Maddening, isn't it? You know your skills and experience are in demand, and you're ready to move on. So you apply for a few job openings that sound perfect for you, and the interviews you've had so far have been great. Just one problem: Weeks have gone by since then and all you've heard is... nothing.
Demand for talent is certainly still growing. The latest monthly job market report from Glassdoor, for instance, notes that the U.S. economy added 5.9 million openings in July, up 4.6% from July of 2018. Yet the number of job seekers left in the dark isn't shrinking. Almost half of all candidates are still waiting to hear back from employers two months (or longer) after they've applied, according to a new survey of job hunters by nonprofit research firm Talent Board.
What's going on?
No question, employers can't take all the blame. Plenty of people still make the same old mistakes they've always made when looking for a new job, and that can certainly slow things down. But even if that applies to you, the sound of crickets most likely has little or nothing to do with you or your qualifications.
"This is a structural problem, and it's pervasive across millions of jobs," says Daniel Chait, CEO of Greenhouse, which designs hiring software for Pinterest, Lyft, Airbnb and many others. "Companies know they need to do a better job of communicating with applicants —especially the ones they really want. But in most cases, the recruiting process just hasn't kept up with the growth in the economy."
In this as in so much else, the Internet has been both a boon and a curse. On the one hand, it's far easier than it's ever been to research prospective employers and find opportunities. But on the other hand, now that everyone can apply for jobs in a few easy clicks, companies' recruiters are swamped with applications.
"Recruiters are drowning in resumes, many of them from people who aren't even remotely qualified," notes Chait. "So an already-inundated HR department has to sift through all those CVs even to find you in the first place." Digital applicant-tracking systems (ATS) were supposed to narrow the field by screening out anyone lacking the right keywords for a given job opening but, against the 24/7 onslaught of online applications, the technology hasn't helped much.
So what, if anything, can a frustrated job hunter do about it? If you've already been interviewed and you're now just waiting for word about next steps (if any), it's okay to ask where you stand. Don't inquire more than once, however, or you risk annoying the people you've been trying to impress.

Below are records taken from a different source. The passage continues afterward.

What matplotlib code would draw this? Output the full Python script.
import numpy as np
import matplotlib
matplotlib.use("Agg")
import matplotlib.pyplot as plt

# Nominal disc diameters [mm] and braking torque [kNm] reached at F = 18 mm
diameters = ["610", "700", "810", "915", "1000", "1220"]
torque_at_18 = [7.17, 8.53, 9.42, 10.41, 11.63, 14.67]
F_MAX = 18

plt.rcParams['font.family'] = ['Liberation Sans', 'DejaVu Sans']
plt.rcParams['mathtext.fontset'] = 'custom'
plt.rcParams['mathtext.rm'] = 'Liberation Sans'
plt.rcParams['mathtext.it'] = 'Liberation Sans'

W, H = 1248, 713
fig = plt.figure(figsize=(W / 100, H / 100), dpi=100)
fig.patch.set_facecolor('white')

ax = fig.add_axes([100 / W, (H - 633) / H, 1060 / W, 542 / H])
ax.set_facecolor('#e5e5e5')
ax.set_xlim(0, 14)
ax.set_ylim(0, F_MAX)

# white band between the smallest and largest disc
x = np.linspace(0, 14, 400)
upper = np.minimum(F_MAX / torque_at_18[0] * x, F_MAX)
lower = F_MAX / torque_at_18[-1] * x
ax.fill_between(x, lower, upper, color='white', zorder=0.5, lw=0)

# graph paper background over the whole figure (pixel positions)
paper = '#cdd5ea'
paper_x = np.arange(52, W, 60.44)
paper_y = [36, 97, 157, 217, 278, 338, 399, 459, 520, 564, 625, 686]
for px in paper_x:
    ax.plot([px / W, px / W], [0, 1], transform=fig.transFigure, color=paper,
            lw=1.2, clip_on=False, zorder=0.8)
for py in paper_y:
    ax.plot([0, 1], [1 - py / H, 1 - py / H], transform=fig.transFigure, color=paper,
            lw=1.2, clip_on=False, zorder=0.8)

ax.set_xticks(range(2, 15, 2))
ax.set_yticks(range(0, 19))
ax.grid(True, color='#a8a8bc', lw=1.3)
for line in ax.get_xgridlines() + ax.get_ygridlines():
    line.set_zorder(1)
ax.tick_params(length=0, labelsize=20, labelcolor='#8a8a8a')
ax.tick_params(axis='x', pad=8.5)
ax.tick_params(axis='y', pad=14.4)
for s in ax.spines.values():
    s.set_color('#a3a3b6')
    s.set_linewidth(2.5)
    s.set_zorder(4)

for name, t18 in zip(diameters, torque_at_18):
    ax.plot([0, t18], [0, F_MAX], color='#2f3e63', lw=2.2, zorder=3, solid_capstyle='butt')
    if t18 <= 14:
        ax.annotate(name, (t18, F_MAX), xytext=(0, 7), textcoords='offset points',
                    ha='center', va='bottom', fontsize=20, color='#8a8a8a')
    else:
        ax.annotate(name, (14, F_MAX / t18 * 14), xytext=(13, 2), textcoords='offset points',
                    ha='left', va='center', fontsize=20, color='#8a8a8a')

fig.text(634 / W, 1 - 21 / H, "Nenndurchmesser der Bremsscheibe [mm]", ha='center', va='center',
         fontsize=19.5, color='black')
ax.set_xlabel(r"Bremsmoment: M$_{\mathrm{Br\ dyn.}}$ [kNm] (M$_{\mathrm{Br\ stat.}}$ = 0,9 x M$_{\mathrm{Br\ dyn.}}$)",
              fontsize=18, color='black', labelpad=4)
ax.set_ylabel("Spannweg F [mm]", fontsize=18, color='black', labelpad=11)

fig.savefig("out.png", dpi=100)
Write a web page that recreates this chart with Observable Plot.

In your next interviews, Chait suggests taking a more assertive approach than you may have used so far. "It's perfectly okay to ask, 'How soon can I expect to hear your decision?' at the end of the conversation," he says. "You'll probably get a vague answer like 'We'll be in touch.'" If so, follow up with a question: "If I don't hear from you by [fill in a date here]" —or in two weeks, or whatever fits your own timeline— may I email you?"
Then do it. That email can be a chance to remind the hiring manager of your interest in the job and, briefly, why you'd be a great fit for it.
Better yet, put all that in a short, handwritten thank-you note right after the interview, and then paraphrase it in an email on the date you've chosen. So few people bother with snail mail (much less handwriting) anymore that the gesture is guaranteed to make you stand out from your competition.
Another way to be memorable: Chait believes that most candidates are too timid when it comes to controlling the interview. By his lights, most hiring managers are so busy already that, when you show up to meet them, they're winging it. Not only have they read your resume for an average of about six seconds, but then "people get pulled into the room who really know little or nothing about the job or the candidate, and they 'go with their gut' and make snap decisions," he says. "So make sure you've done enough research beforehand to go in with smart questions" about the company and the team you'd be working with.
"Most interviewers are unprepared, but you can't be," Chait adds. "After all, you have a lot more at stake here than they do." Too true.